BEGIN Source records

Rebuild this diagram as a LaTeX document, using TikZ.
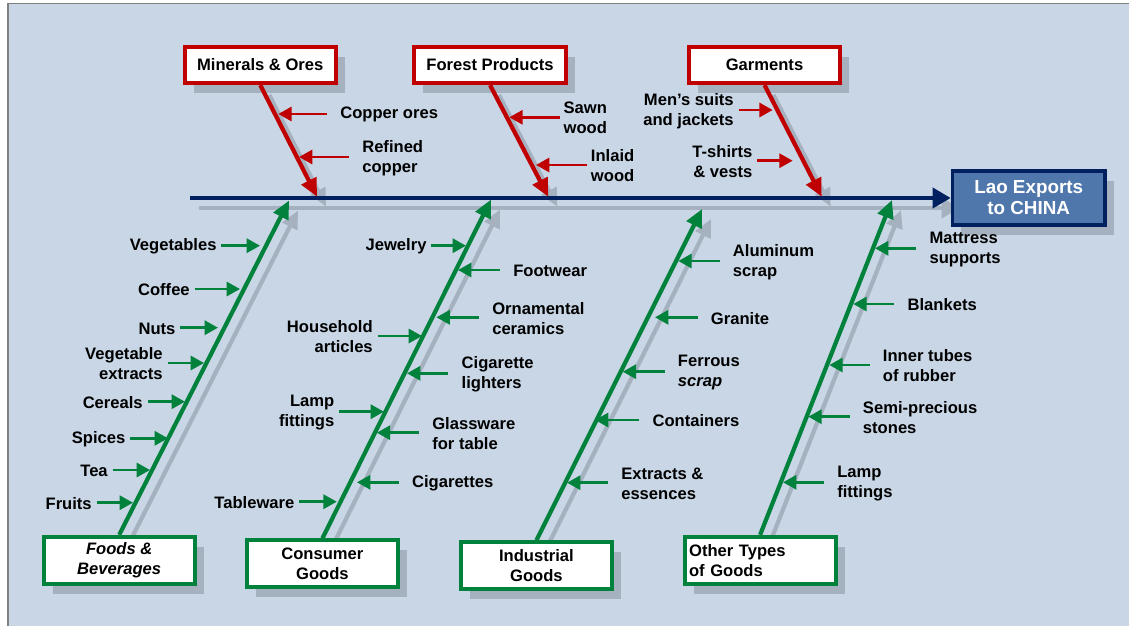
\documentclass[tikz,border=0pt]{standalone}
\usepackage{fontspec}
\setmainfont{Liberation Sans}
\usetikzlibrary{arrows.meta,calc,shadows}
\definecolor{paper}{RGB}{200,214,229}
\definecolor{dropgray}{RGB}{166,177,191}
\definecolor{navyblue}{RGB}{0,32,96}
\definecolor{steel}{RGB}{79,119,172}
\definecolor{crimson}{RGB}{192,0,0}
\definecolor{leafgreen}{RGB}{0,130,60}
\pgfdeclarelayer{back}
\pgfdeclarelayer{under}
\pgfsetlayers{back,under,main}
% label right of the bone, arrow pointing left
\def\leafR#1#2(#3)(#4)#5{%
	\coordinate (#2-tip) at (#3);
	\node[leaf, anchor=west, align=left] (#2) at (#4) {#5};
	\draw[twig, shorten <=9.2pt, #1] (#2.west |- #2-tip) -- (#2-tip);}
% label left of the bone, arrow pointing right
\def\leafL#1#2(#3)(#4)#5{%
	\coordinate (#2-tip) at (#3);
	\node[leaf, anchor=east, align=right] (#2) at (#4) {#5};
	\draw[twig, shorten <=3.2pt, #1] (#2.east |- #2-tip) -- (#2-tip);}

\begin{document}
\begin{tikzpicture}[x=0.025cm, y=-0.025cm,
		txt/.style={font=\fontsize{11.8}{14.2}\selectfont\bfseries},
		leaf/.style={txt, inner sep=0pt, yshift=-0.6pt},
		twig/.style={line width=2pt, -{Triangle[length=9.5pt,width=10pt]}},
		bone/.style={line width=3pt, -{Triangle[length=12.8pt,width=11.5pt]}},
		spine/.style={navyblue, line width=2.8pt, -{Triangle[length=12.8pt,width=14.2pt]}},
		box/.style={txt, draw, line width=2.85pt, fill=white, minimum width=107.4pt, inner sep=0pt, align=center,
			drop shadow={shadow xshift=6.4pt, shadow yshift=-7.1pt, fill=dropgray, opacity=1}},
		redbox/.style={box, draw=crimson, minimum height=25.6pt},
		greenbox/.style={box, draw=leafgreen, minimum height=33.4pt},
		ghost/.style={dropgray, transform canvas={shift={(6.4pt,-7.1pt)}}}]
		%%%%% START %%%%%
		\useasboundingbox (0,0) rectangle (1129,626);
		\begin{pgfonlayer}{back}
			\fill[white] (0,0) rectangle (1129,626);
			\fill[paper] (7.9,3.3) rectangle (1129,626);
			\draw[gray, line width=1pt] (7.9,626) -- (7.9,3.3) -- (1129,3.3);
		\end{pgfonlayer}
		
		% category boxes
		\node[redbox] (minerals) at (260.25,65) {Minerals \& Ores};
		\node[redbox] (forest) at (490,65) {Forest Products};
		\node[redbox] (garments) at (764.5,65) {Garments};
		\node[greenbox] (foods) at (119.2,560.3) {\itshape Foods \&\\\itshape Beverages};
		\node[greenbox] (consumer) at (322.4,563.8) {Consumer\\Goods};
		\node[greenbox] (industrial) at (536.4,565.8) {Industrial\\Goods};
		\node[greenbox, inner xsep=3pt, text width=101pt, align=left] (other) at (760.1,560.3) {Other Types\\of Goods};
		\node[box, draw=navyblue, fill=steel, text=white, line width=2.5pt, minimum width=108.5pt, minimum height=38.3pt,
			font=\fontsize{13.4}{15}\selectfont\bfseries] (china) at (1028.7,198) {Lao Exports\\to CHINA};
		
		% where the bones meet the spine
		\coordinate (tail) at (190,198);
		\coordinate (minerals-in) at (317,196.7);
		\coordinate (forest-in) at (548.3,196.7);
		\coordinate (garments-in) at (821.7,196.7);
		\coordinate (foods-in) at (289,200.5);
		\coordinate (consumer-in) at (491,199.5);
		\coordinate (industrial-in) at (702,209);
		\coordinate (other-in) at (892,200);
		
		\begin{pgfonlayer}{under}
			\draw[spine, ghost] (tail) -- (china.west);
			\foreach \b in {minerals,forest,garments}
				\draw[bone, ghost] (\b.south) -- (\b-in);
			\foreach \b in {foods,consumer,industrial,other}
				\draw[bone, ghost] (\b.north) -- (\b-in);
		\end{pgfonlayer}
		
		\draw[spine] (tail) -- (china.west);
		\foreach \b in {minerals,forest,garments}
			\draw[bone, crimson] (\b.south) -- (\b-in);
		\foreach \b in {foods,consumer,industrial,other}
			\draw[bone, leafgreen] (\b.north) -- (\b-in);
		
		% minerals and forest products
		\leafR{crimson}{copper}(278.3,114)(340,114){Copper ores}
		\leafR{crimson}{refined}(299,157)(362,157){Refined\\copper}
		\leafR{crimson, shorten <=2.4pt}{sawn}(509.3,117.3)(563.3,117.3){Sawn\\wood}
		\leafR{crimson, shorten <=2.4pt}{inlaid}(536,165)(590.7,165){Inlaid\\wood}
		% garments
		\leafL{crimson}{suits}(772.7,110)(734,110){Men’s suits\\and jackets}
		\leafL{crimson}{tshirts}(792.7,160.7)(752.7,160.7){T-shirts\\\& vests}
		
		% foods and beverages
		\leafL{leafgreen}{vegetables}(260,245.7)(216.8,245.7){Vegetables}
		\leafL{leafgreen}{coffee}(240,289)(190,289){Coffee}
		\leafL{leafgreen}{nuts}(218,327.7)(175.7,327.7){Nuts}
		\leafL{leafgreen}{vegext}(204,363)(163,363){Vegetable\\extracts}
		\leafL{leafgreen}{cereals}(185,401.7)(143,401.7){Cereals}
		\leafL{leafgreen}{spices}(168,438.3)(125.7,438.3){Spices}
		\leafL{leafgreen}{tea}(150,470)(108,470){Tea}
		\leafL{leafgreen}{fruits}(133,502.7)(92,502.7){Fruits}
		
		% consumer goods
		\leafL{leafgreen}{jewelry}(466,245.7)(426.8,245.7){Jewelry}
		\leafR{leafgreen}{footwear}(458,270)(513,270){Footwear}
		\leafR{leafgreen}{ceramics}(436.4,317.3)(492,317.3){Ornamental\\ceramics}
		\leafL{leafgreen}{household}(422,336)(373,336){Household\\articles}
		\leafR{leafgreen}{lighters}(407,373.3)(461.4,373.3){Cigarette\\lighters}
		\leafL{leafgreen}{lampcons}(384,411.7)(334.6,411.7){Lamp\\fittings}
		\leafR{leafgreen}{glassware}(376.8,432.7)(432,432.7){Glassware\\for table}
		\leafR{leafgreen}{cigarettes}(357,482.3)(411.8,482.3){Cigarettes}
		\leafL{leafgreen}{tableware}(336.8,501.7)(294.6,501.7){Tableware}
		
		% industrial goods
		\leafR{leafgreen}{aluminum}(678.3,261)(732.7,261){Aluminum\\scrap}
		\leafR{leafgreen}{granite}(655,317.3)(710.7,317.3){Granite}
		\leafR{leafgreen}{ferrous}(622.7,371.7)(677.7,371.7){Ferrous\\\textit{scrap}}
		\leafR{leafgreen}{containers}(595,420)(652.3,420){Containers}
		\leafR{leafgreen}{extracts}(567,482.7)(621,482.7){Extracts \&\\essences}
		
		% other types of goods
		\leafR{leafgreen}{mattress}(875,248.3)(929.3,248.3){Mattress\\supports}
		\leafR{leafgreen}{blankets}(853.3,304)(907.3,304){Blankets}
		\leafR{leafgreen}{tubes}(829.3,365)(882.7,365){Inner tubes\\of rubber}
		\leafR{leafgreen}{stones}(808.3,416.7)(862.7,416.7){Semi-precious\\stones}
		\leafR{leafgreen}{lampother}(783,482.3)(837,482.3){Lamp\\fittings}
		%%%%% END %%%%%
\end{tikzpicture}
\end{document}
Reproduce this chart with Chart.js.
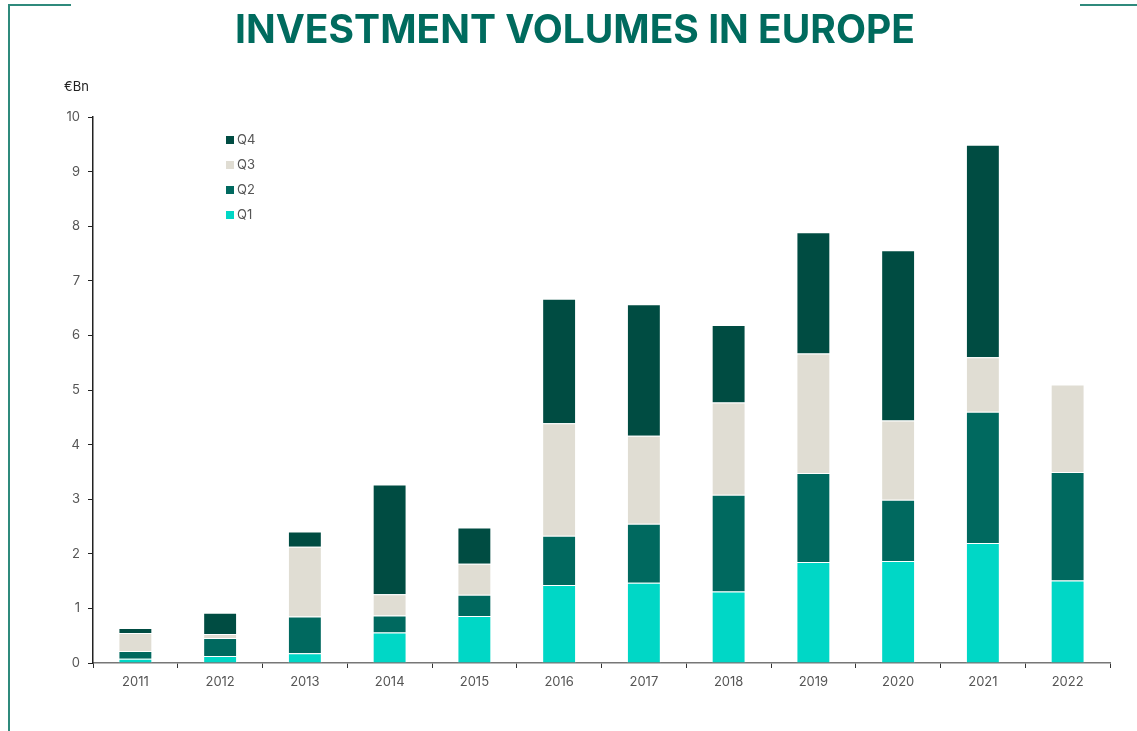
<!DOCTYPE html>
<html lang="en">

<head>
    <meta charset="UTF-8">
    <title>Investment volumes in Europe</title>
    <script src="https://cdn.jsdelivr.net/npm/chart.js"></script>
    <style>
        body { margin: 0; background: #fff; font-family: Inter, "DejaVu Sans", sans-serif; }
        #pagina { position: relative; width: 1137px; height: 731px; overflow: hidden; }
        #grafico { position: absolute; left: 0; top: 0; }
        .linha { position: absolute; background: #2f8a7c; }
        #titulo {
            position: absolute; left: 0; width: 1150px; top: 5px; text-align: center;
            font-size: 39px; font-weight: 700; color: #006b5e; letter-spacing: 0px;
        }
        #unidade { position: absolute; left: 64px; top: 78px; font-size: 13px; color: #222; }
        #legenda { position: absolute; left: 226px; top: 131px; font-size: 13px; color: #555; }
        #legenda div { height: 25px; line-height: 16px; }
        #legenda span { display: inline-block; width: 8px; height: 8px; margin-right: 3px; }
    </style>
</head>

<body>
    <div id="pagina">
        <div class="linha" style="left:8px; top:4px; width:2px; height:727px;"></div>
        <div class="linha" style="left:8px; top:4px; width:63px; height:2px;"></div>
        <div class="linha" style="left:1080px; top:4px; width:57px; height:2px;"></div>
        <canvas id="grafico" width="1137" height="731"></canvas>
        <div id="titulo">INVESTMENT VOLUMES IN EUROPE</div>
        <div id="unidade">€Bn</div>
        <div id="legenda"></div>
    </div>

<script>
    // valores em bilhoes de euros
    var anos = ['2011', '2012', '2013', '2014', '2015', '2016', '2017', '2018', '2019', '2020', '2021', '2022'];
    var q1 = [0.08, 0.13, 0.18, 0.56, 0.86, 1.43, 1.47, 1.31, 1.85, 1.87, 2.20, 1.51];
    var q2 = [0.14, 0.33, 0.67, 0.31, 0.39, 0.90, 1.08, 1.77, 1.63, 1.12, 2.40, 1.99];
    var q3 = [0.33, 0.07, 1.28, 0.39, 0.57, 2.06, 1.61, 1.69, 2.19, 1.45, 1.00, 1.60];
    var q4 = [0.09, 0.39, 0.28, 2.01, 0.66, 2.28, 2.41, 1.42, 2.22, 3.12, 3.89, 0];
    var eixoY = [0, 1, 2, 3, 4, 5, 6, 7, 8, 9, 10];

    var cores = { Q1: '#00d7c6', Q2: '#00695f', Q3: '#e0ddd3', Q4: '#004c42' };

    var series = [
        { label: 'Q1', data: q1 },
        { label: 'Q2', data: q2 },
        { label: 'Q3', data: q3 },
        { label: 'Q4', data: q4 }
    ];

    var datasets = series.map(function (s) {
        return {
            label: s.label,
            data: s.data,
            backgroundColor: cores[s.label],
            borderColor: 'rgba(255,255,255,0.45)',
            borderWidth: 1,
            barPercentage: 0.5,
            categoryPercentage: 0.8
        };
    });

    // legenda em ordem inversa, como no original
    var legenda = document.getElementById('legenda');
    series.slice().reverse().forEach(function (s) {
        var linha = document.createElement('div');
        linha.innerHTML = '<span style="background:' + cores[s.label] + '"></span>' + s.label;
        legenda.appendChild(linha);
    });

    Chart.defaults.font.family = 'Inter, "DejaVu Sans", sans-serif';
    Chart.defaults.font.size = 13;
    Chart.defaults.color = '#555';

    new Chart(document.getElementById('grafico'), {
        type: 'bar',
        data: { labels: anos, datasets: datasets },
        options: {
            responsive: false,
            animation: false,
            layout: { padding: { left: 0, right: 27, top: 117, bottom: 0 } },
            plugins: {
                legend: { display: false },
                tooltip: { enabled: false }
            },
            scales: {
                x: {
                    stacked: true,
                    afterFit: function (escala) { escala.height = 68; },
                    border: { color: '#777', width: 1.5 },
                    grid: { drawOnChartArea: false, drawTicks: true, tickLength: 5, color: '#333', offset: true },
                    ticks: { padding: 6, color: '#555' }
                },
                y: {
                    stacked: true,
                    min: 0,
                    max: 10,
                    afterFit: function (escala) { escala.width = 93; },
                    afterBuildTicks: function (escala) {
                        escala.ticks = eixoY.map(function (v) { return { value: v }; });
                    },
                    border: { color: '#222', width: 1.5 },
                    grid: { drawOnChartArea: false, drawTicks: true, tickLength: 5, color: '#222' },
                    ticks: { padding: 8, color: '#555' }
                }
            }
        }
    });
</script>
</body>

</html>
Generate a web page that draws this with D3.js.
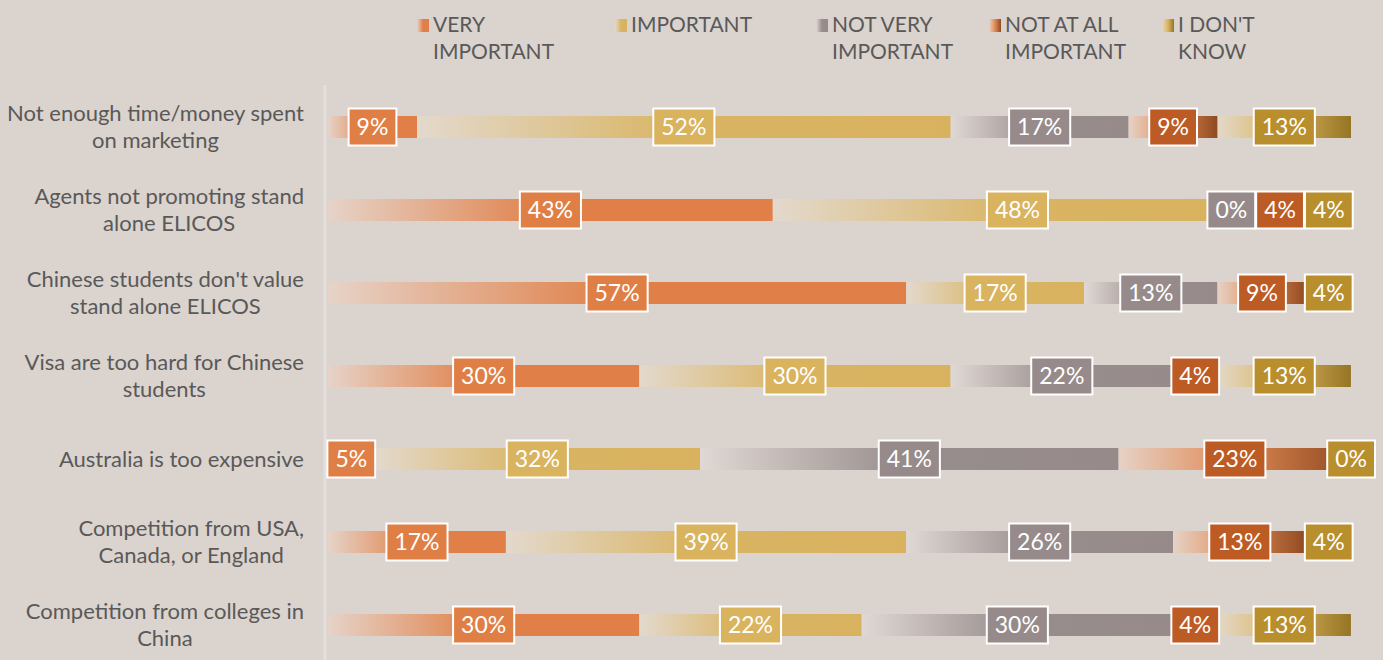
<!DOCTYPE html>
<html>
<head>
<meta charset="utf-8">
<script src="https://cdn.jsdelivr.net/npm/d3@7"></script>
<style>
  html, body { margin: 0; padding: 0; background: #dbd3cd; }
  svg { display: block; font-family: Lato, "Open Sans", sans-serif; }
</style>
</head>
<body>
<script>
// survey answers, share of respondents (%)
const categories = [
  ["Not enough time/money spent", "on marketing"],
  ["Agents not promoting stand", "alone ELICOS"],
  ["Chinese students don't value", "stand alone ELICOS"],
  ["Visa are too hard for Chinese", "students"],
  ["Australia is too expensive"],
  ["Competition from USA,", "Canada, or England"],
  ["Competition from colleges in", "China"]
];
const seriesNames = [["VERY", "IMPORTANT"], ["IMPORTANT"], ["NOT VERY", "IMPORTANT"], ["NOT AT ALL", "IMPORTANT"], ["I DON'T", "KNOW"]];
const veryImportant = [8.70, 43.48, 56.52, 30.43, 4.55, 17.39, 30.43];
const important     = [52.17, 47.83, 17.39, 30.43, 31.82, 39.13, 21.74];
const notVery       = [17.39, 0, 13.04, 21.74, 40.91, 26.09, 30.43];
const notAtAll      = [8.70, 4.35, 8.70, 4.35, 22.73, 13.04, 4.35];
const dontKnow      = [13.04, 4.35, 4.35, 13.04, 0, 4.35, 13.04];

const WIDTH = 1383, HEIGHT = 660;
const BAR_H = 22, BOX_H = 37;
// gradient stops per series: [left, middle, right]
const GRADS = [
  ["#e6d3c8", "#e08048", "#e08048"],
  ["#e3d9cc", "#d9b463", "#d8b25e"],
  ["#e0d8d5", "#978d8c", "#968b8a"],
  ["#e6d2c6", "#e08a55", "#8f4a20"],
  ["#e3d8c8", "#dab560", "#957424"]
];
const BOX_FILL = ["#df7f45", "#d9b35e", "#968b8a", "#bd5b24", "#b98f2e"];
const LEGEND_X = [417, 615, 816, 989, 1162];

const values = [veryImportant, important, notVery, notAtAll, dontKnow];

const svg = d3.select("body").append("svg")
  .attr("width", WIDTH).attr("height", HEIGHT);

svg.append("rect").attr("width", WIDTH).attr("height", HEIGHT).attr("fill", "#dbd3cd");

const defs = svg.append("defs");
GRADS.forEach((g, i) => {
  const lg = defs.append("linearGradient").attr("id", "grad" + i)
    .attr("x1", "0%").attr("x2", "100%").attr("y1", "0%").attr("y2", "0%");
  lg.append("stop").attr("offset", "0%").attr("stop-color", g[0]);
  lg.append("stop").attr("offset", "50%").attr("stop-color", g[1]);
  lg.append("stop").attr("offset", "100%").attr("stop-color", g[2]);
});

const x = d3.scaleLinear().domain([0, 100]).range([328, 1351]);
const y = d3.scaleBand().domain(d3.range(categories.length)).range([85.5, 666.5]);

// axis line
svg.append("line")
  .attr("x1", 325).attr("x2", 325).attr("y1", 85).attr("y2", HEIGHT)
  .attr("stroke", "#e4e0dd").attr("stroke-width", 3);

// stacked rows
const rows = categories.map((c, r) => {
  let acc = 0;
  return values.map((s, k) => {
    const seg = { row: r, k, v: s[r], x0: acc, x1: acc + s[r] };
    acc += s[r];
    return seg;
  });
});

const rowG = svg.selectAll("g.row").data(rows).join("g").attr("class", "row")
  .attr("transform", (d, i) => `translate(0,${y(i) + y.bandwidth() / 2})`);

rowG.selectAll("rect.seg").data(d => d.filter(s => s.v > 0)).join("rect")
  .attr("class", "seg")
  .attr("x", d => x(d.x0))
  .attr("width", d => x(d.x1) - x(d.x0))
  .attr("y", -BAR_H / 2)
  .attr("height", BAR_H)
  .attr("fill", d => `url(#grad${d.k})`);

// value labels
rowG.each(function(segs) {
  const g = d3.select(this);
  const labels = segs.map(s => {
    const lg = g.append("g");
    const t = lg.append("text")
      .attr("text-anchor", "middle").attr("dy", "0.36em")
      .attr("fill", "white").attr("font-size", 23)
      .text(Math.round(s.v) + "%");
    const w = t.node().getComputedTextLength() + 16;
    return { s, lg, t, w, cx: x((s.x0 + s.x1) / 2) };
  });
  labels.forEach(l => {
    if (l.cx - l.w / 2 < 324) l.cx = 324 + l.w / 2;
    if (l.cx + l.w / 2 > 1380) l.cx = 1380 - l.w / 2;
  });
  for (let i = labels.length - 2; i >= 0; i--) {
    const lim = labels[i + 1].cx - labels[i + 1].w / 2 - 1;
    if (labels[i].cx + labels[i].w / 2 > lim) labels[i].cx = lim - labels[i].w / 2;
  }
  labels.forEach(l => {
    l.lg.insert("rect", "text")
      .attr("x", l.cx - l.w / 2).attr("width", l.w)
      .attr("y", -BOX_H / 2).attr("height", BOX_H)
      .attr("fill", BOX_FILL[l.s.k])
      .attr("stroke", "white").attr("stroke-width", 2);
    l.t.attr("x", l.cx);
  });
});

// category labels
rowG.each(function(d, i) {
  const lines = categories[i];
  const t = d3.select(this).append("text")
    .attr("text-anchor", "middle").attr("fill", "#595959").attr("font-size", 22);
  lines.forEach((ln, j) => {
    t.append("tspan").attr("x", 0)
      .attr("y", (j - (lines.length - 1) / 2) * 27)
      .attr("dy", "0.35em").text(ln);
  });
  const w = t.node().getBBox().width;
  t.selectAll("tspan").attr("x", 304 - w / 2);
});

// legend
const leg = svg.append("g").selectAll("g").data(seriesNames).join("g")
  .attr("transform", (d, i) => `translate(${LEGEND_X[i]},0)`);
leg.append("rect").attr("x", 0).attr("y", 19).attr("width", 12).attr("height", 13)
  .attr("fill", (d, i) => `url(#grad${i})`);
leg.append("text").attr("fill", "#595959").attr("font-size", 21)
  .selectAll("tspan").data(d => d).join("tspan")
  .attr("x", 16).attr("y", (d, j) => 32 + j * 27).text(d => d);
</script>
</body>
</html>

END Source records

▶ Directive
Pick out, from the lines above, every one that contains the string "with".

▶ Response below
Reproduce this chart with Chart.js.
Generate a web page that draws this with D3.js.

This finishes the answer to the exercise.